Your coffee tastes harsh, chalky, or has an unpleasant mineral bite. Too-hard water over-extracts and adds its own unpleasant flavors.
Your coffee tastes aggressively sour and thin, lacking body and sweetness. Your water may be too soft, failing to extract enough from the grounds.
Your espresso machine needs descaling constantly, or you see white buildup on your kettle. Your water is too hard for equipment health, and probably affecting flavor too.
Light roasts that should taste bright and complex instead taste flat or lifeless. Hard water and high alkalinity mask the delicate flavors that make specialty coffee worth drinking.
The Simplest Starting Point
If this all sounds complicated, here's a straightforward experiment: brew the same coffee three ways. First with your regular tap water. Second with tap water run through a Brita filter. Third with distilled water plus a Third Wave Water packet.

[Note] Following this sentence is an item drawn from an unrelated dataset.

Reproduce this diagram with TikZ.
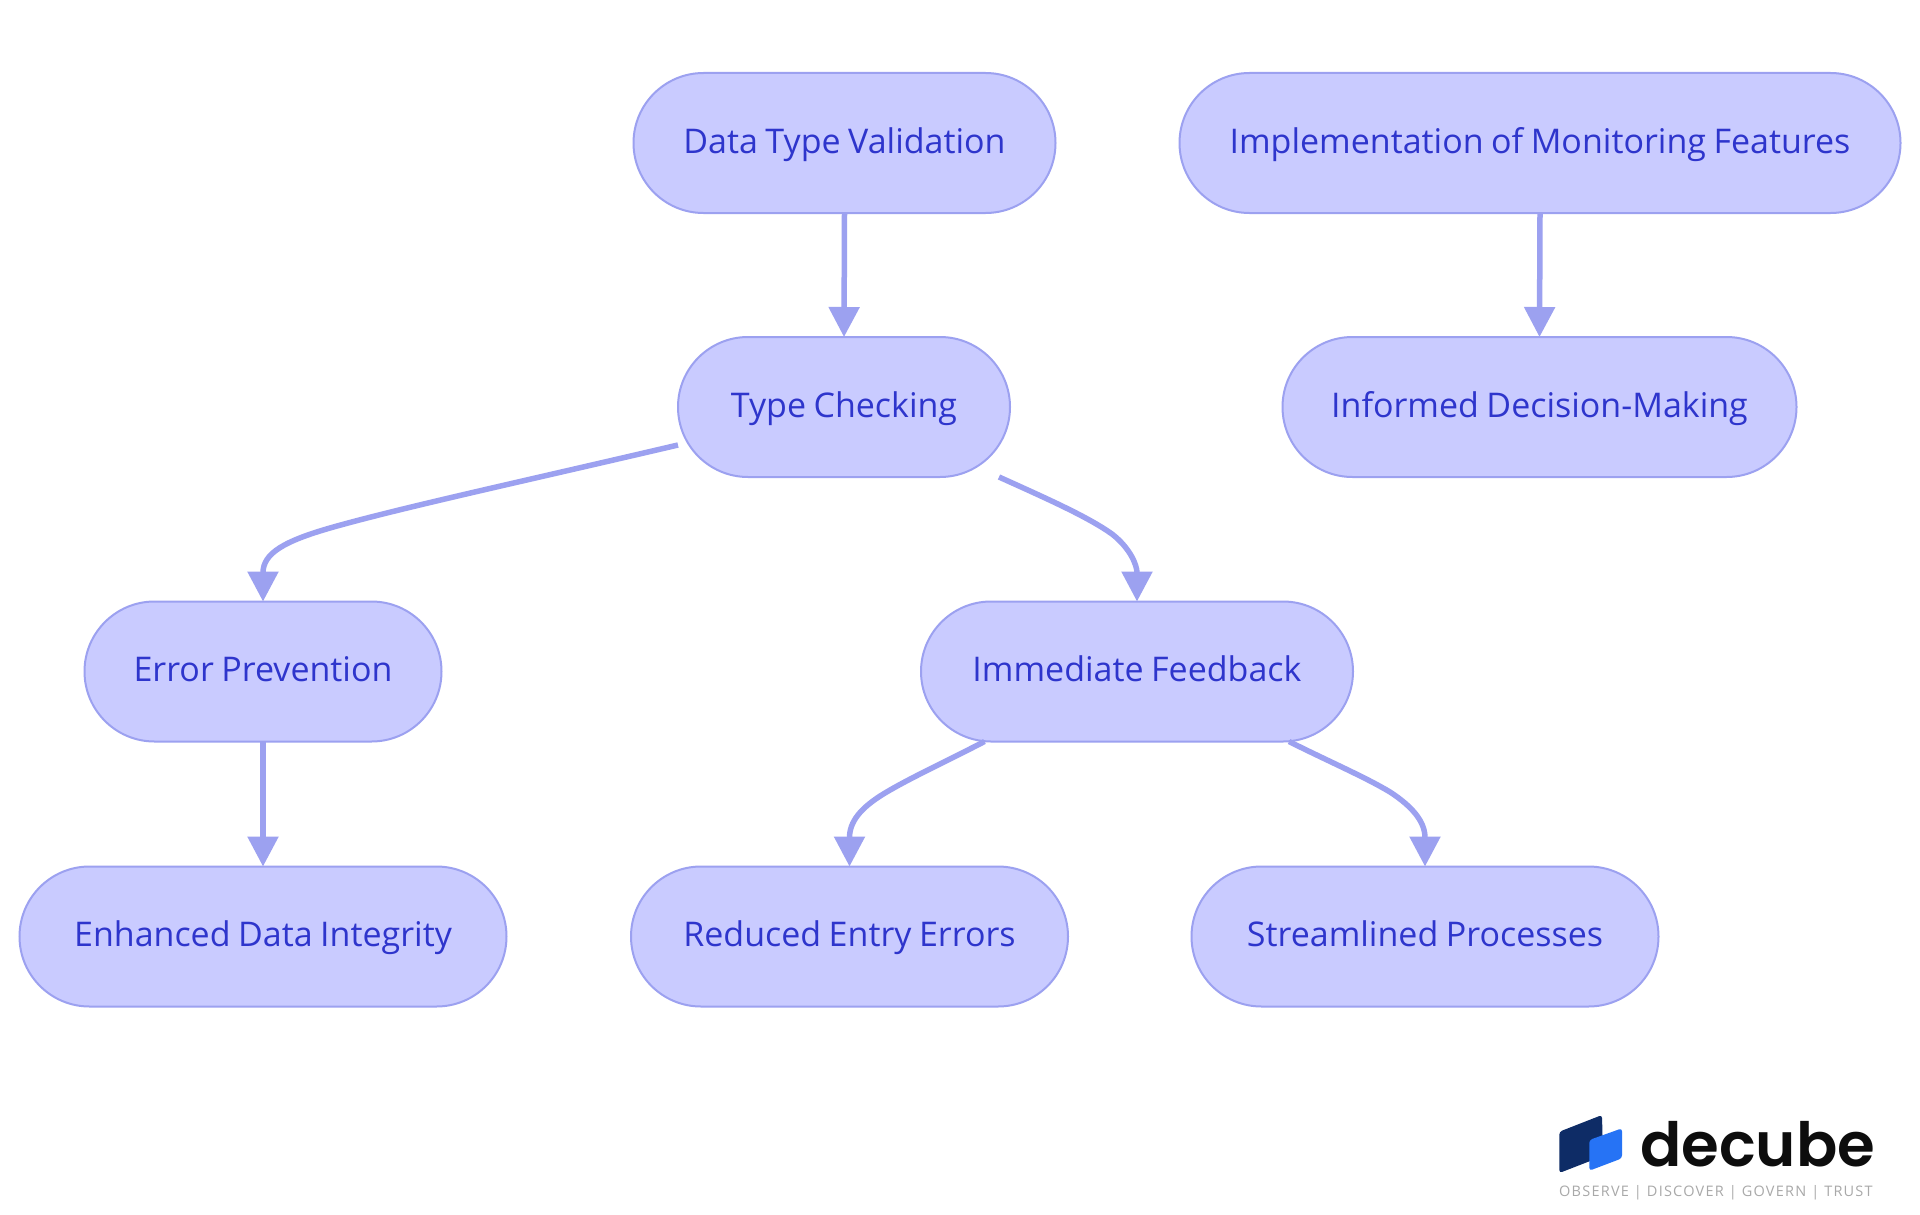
\documentclass[tikz,border=0pt]{standalone}
\usepackage{fontspec}
\usetikzlibrary{arrows.meta}
\setmainfont[WordSpace=0.85]{Open Sans}
\newfontfamily\logofont{Poppins SemiBold}
\newfontfamily\tagfont[LetterSpace=8.5]{Open Sans}
\definecolor{nodefill}{HTML}{C9CBFF}
\definecolor{nodeline}{HTML}{9CA1F0}
\definecolor{nodetext}{HTML}{2E35CC}
\definecolor{logodark}{HTML}{0E2C66}
\definecolor{logoblue}{HTML}{2673F5}
\definecolor{logogray}{HTML}{A9A9A9}
\tikzset{
  pill/.style={draw=nodeline,fill=nodefill,line width=2pt,rounded corners=70pt,
    minimum height=140pt,inner sep=0pt,outer sep=0pt,text=nodetext,
    text height=20pt,text depth=0pt,font=\fontsize{34}{36}\selectfont},
  link/.style={draw=nodeline,line width=5.5pt,-{Triangle[length=30pt,width=30pt]}},
}
\begin{document}
\begin{tikzpicture}[x=1pt,y=-1pt]
\useasboundingbox (0,0) rectangle (1920,1215);
\fill[white] (0,0) rectangle (1920,1215);
\node[pill,minimum width=422pt] (dtv) at (844.5,143) {Data Type Validation};
\node[pill,minimum width=721pt] (imf) at (1540,143) {Implementation of Monitoring Features};
\node[pill,minimum width=332pt] (tc) at (844,407) {Type Checking};
\node[pill,minimum width=514pt] (idm) at (1539.5,407) {Informed Decision-Making};
\node[pill,minimum width=357pt] (ep) at (263,671.5) {Error Prevention};
\node[pill,minimum width=432pt] (if) at (1137,671.5) {Immediate Feedback};
\node[pill,minimum width=487pt] (edi) at (263,936.5) {Enhanced Data Integrity};
\node[pill,minimum width=437pt] (ree) at (849.5,936.5) {Reduced Entry Errors};
\node[pill,minimum width=467pt] (sp) at (1425,936.5) {Streamlined Processes};

\draw[link] (dtv.south) -- (tc.north);
\draw[link] (imf.south) -- (idm.north);
\draw[link] (ep.south) -- (edi.north);
\draw[link] ([yshift=-38pt]tc.west) .. controls (520,482) and (400,508) .. (330,528)
  .. controls (285,541) and (263,553) .. (ep.north);
\draw[link] ([xshift=155pt]tc.south) .. controls (1050,500) and (1088,517) .. (1112,534)
  .. controls (1130,548) and (1137,565) .. (if.north);
\draw[link] ([xshift=-152.5pt]if.south) .. controls (945,762) and (910,778) .. (885,793)
  .. controls (860,808) and (849.5,822) .. (ree.north);
\draw[link] ([xshift=152pt]if.south) .. controls (1330,762) and (1365,777) .. (1390,792)
  .. controls (1413,807) and (1425,822) .. (sp.north);

% logo
\fill[logodark,rounded corners=3pt] (1559.3,1131.7) -- (1602,1115) -- (1603,1156) -- (1559.3,1173) -- cycle;
\fill[logoblue,rounded corners=3pt] (1589.3,1140) -- (1622,1128.3) -- (1622,1158.3) -- (1589.3,1170.7) -- cycle;
\node[anchor=base west,inner sep=0pt,text=black!95,font=\logofont\fontsize{61}{61}\selectfont] (brand) at (1640,1166.7) {decube};
\node[anchor=base west,inner sep=0pt,text=logogray,font=\tagfont\fontsize{14.5}{15}\selectfont] (tag) at (1559,1196.7) {OBSERVE | DISCOVER | GOVERN | TRUST};
\end{tikzpicture}
\end{document}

Taste them side by side. If you notice a significant improvement with the filtered or optimized water, you've found your answer. If they all taste roughly the same, your tap water might already be decent—or you have another variable to investigate.
Water optimization represents one of the highest-impact, lowest-cost improvements available to home brewers. You can spend hundreds on better equipment and see marginal gains. Or you can spend $15 on a pitcher filter and $25 on mineral packets and potentially transform every cup you make.
The minerals are doing real work. The chemistry is measurable. And once you've tasted the difference good water makes, it's hard to go back to ignoring this invisible ingredient.
Great coffee requires great water. Not perfect water—no one expects you to run a chemistry lab. But thoughtful water. Water with enough minerals to extract flavor, enough alkalinity balance to let brightness shine, and nothing that adds off-tastes. Get that right, and you've removed one of the biggest barriers between you and an excellent cup.